Figure scripts =
## Start
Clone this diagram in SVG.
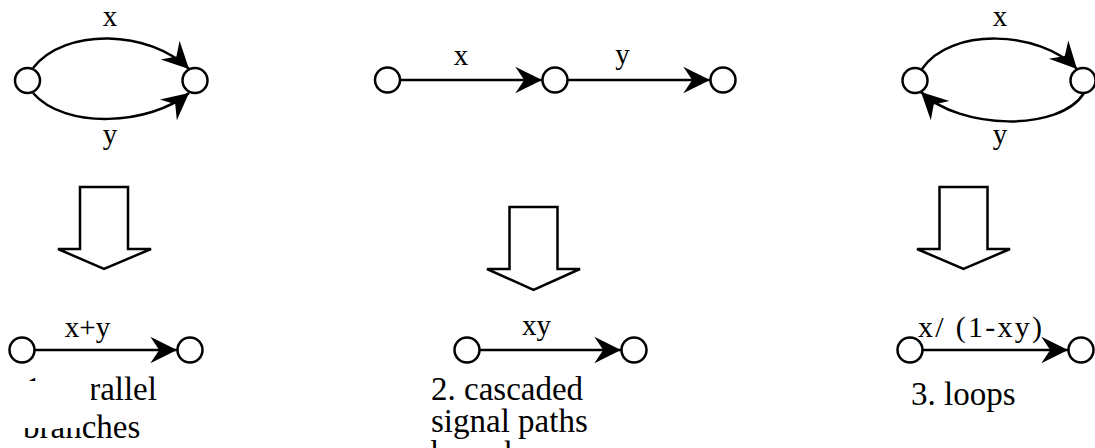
<svg xmlns="http://www.w3.org/2000/svg" width="1095" height="448" viewBox="0 0 1095 448">
<style>
.node{fill:#fff;stroke:#000;stroke-width:2.5}
.edge{fill:none;stroke:#000;stroke-width:2.5;marker-end:url(#ah)}
.block{fill:#fff;stroke:#000;stroke-width:2.5;stroke-linejoin:miter}
.lbl{font-family:"Liberation Serif","Times New Roman",serif;font-size:29px;fill:#000;text-anchor:middle}
.desc{font-family:"Liberation Serif","Times New Roman",serif;font-size:33px;fill:#000}
</style>
<defs>
<marker id="ah" markerUnits="userSpaceOnUse" markerWidth="30" markerHeight="30" viewBox="-25 -13 27 26" refX="0" refY="0" orient="auto">
<path d="M0,0 L-24,-12 L-16,0 L-24,12 Z" fill="#000"/>
</marker>
</defs>
<g id="connectors">
<path class="edge" d="M33,68 C65,27 150,30 189,69"/>
<path class="edge" d="M33,93 C65,130 150,125 189,93"/>
<path class="edge" d="M400,80 L542,80"/>
<path class="edge" d="M567.5,80 L710,80"/>
<path class="edge" d="M922,69 C950,27 1040,30 1077,69"/>
<path class="edge" d="M1084,93 C1060,132 960,130 921,92"/>
<path class="edge" d="M34.5,350 L177,350"/>
<path class="edge" d="M479.5,350 L621,350"/>
<path class="edge" d="M922.5,350 L1068,350"/>
</g>
<g id="p1-top-a"><circle class="node" cx="27.5" cy="80.5" r="12.5"/></g>
<g id="p1-top-b"><circle class="node" cx="195" cy="80.5" r="12.5"/></g>
<g id="p1-labels">
<text class="lbl" x="110" y="26">x</text>
<text class="lbl" x="110" y="144">y</text>
</g>
<g id="p2-top-a"><circle class="node" cx="387.5" cy="80" r="12.5"/></g>
<g id="p2-top-b"><circle class="node" cx="555" cy="80" r="12.5"/></g>
<g id="p2-top-c"><circle class="node" cx="723" cy="80" r="12.5"/></g>
<g id="p2-labels">
<text class="lbl" x="461" y="65">x</text>
<text class="lbl" x="622.5" y="64">y</text>
</g>
<g id="p3-top-a"><circle class="node" cx="915" cy="80.5" r="12.5"/></g>
<g id="p3-top-b"><circle class="node" cx="1083" cy="80.5" r="12.5"/></g>
<g id="p3-labels">
<text class="lbl" x="1000" y="26">x</text>
<text class="lbl" x="1000" y="144">y</text>
</g>
<g id="block-arrow-1"><path class="block" d="M80,187 L128,187 L128,249 L151,249 L104,269 L58,249 L80,249 Z"/></g>
<g id="block-arrow-2"><path class="block" d="M509.5,207 L557.5,207 L557.5,269 L580,269 L533.5,290 L487,269 L509.5,269 Z"/></g>
<g id="block-arrow-3"><path class="block" d="M939.5,187 L987.5,187 L987.5,249 L1010,249 L963.5,269 L917,249 L939.5,249 Z"/></g>
<g id="p1-bot-a"><circle class="node" cx="22" cy="350" r="12.5"/></g>
<g id="p1-bot-b"><circle class="node" cx="190" cy="350" r="12.5"/></g>
<text class="lbl" x="87.5" y="337">x+y</text>
<g id="p2-bot-a"><circle class="node" cx="467" cy="350" r="12.5"/></g>
<g id="p2-bot-b"><circle class="node" cx="634" cy="350" r="12.5"/></g>
<text class="lbl" x="536.5" y="335">xy</text>
<g id="p3-bot-a"><circle class="node" cx="910" cy="350" r="12.5"/></g>
<g id="p3-bot-b"><circle class="node" cx="1081" cy="350" r="12.5"/></g>
<text class="lbl" x="918" y="337" style="text-anchor:start;font-size:30px" textLength="124" lengthAdjust="spacing">x/ (1-xy)</text>
<g id="captions">
<text class="desc" x="25" y="400">1. parallel</text>
<text class="desc" x="23" y="438">branches</text>
<path d="M0,381 L91,381 L91,412 L81,412 L81,428 L0,428 Z" fill="#fff"/>
<text class="desc" x="431" y="400">2. cascaded</text>
<text class="desc" x="431" y="432">signal paths</text>
<text class="desc" x="431" y="464">branches</text>
<text class="desc" x="911" y="405">3. loops</text>
</g>
</svg>
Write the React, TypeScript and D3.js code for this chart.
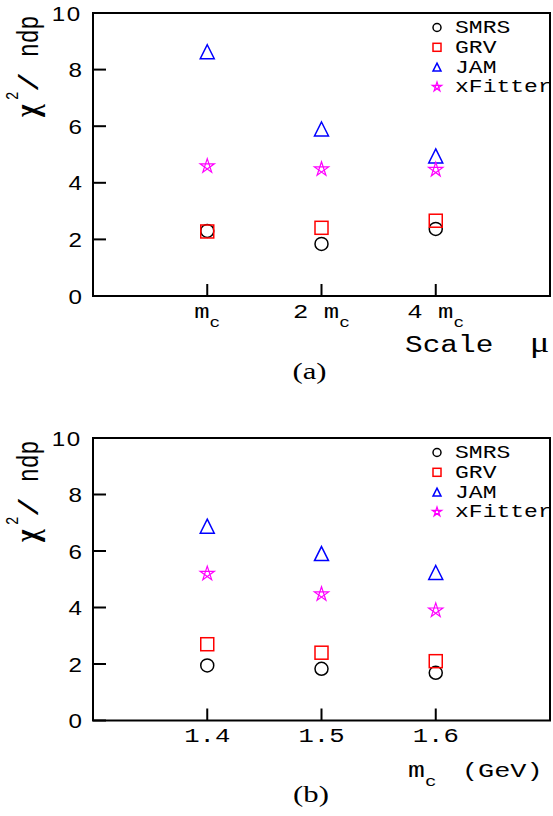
import React from "react";
import * as d3 from "d3";

const yTicks = [0, 2, 4, 6, 8, 10];

// Panel (a): scale mu
const scaleCats = [1, 2, 3];
const scaleLabels = [
  { pre: "", main: "m", sub: "c" },
  { pre: "2 ", main: "m", sub: "c" },
  { pre: "4 ", main: "m", sub: "c" },
];
const smrsA = [2.3, 1.84, 2.37];
const grvA = [2.28, 2.41, 2.66];
const jamA = [8.63, 5.9, 4.95];
const xfA = [4.59, 4.48, 4.46];

// Panel (b): charm mass
const mcVals = [1.4, 1.5, 1.6];
const mcLabels = ["1.4", "1.5", "1.6"];
const smrsB = [1.95, 1.83, 1.69];
const grvB = [2.7, 2.4, 2.1];
const jamB = [6.88, 5.91, 5.24];
const xfB = [5.2, 4.47, 3.9];

const legendNames = ["SMRS", "GRV", "JAM", "xFitter"];
const colors = ["#000000", "#ff0000", "#0000ff", "#ff00ff"];

const MONO = "'Liberation Mono', 'DejaVu Sans Mono', monospace";
const SANS = "'Liberation Sans', Arial, sans-serif";
const SERIF = "'Liberation Serif', 'Times New Roman', serif";
const SX = 1.28;

function T({ x, y, children, sx = SX, ...rest }: any) {
  return (
    <g transform={`translate(${x},${y}) scale(${sx},1)`}>
      <text x={0} y={0} {...rest}>
        {children}
      </text>
    </g>
  );
}

function Marker({ kind, x, y, s, color }: { kind: number; x: number; y: number; s: number; color: string }) {
  const sw = 1.5;
  if (kind === 0) {
    return <circle cx={x} cy={y} r={s / 2} fill="none" stroke={color} strokeWidth={sw} />;
  }
  if (kind === 1) {
    return <rect x={x - s / 2} y={y - s / 2} width={s} height={s} fill="none" stroke={color} strokeWidth={sw} />;
  }
  if (kind === 2) {
    const p = `M${x},${y - s / 2} L${x + s / 2},${y + s / 2} L${x - s / 2},${y + s / 2} Z`;
    return <path d={p} fill="none" stroke={color} strokeWidth={sw} />;
  }
  const R = s / 2;
  const pts = d3.range(5).map((i) => {
    const a = ((-90 + 72 * i) * Math.PI) / 180;
    return [x + R * Math.cos(a), y + R * Math.sin(a)];
  });
  const order = [0, 2, 4, 1, 3];
  const d = "M" + order.map((i) => `${pts[i][0]},${pts[i][1]}`).join(" L") + " Z";
  return <path d={d} fill="none" stroke={color} strokeWidth={1.2} strokeLinejoin="miter" />;
}

function Panel({
  top,
  bottom,
  xDomain,
  xTickVals,
  renderXLabel,
  series,
}: {
  top: number;
  bottom: number;
  xDomain: [number, number];
  xTickVals: number[];
  renderXLabel: (i: number, x: number, y: number) => React.ReactNode;
  series: number[][];
}) {
  const left = 93;
  const right = 550;
  const x = d3.scaleLinear().domain(xDomain).range([left, right]);
  const y = d3.scaleLinear().domain([0, 10]).range([bottom, top]);
  const tl = 13;
  const Y0 = top - 13;
  return (
    <g>
      {yTicks.map((t) => (
        <g key={"y" + t}>
          <line x1={left} x2={left + tl} y1={y(t)} y2={y(t)} stroke="#000" strokeWidth={2} />
          <T x={82} y={y(t)} sx={1.15} dy="0.36em" textAnchor="end" fontFamily={SANS} fontSize={21} letterSpacing={t === 10 ? 1.5 : 0}>
            {t}
          </T>
        </g>
      ))}
      {xTickVals.map((v, i) => (
        <g key={"x" + i}>
          <line x1={x(v)} x2={x(v)} y1={bottom} y2={bottom - 12} stroke="#000" strokeWidth={2} />
          {renderXLabel(i, x(v), bottom + 21.5)}
        </g>
      ))}
      <rect x={left} y={top} width={right - left} height={bottom - top} fill="none" stroke="#000" strokeWidth={2} />
      {series.map((vals, k) =>
        vals.map((v, i) => (
          <Marker key={k + "-" + i} kind={k} x={x(xTickVals[i])} y={y(v)} s={k === 3 ? 15 : k === 2 ? 14 : 13} color={colors[k]} />
        ))
      )}
      {legendNames.map((n, k) => {
        const by = top + 20 + 19.8 * k;
        return (
          <g key={"l" + k}>
            <Marker kind={k} x={437} y={by - 5.5} s={k === 3 ? 10 : 8} color={colors[k]} />
            <T x={455} y={by} fontFamily={MONO} fontSize={18}>
              {n}
            </T>
          </g>
        );
      })}
      <g transform={`translate(38, ${Y0}) scale(${SX},1) rotate(-90)`}>
        <text x={-117} y={0} fontFamily={SERIF} fontWeight="bold" fontSize={27}>χ</text>
        <text x={-100} y={-15.5} fontFamily={MONO} fontSize={14}>2</text>
        <g transform="translate(-92,0) scale(1.6,1)">
          <text x={0} y={0} fontFamily={MONO} fontSize={21}>/</text>
        </g>
        <text x={-57} y={0} fontFamily={MONO} fontSize={23}>ndp</text>
      </g>
    </g>
  );
}

export default function App() {
  return (
    <svg width={553} height={816} style={{ display: "block", position: "absolute", left: 0, top: 0 }}>
      <rect width={553} height={816} fill="#fff" />
      <Panel
        top={13}
        bottom={296}
        xDomain={[0, 4]}
        xTickVals={scaleCats}
        series={[smrsA, grvA, jamA, xfA]}
        renderXLabel={(i, px, py) => (
          <T x={px} y={py} textAnchor="middle" fontFamily={MONO} fontSize={20}>
            {scaleLabels[i].pre}
            {scaleLabels[i].main}
            <tspan fontSize={14} dy={9}>{scaleLabels[i].sub}</tspan>
          </T>
        )}
      />
      <T x={405} y={352} fontFamily={MONO} fontSize={23}>Scale</T>
      <T x={530} y={352} fontFamily={SERIF} fontSize={30} sx={1.2}>μ</T>
      <T x={309.5} y={379} textAnchor="middle" fontFamily={SERIF} fontSize={24}>(a)</T>

      <Panel
        top={438}
        bottom={720.5}
        xDomain={[1.3, 1.7]}
        xTickVals={mcVals}
        series={[smrsB, grvB, jamB, xfB]}
        renderXLabel={(i, px, py) => (
          <T x={px} y={py} textAnchor="middle" fontFamily={MONO} fontSize={20}>
            {mcLabels[i]}
          </T>
        )}
      />
      <T x={408} y={777} fontFamily={MONO} fontSize={22}>
        m<tspan fontSize={15} dy={9}>c</tspan>
      </T>
      <T x={462} y={777} fontFamily={MONO} fontSize={21}>(GeV)</T>
      <T x={311} y={802} textAnchor="middle" fontFamily={SERIF} fontSize={24}>(b)</T>
    </svg>
  );
}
## End
Task goal = Leaving out all pictures, set down exactly the lines of the material above, from the line with "Write the React, TypeScript" to the line with "const SX = 1.28;" inclusive, and no others.

Full output =
Write the React, TypeScript and D3.js code for this chart.
import React from "react";
import * as d3 from "d3";

const yTicks = [0, 2, 4, 6, 8, 10];

// Panel (a): scale mu
const scaleCats = [1, 2, 3];
const scaleLabels = [
  { pre: "", main: "m", sub: "c" },
  { pre: "2 ", main: "m", sub: "c" },
  { pre: "4 ", main: "m", sub: "c" },
];
const smrsA = [2.3, 1.84, 2.37];
const grvA = [2.28, 2.41, 2.66];
const jamA = [8.63, 5.9, 4.95];
const xfA = [4.59, 4.48, 4.46];

// Panel (b): charm mass
const mcVals = [1.4, 1.5, 1.6];
const mcLabels = ["1.4", "1.5", "1.6"];
const smrsB = [1.95, 1.83, 1.69];
const grvB = [2.7, 2.4, 2.1];
const jamB = [6.88, 5.91, 5.24];
const xfB = [5.2, 4.47, 3.9];

const legendNames = ["SMRS", "GRV", "JAM", "xFitter"];
const colors = ["#000000", "#ff0000", "#0000ff", "#ff00ff"];

const MONO = "'Liberation Mono', 'DejaVu Sans Mono', monospace";
const SANS = "'Liberation Sans', Arial, sans-serif";
const SERIF = "'Liberation Serif', 'Times New Roman', serif";
const SX = 1.28;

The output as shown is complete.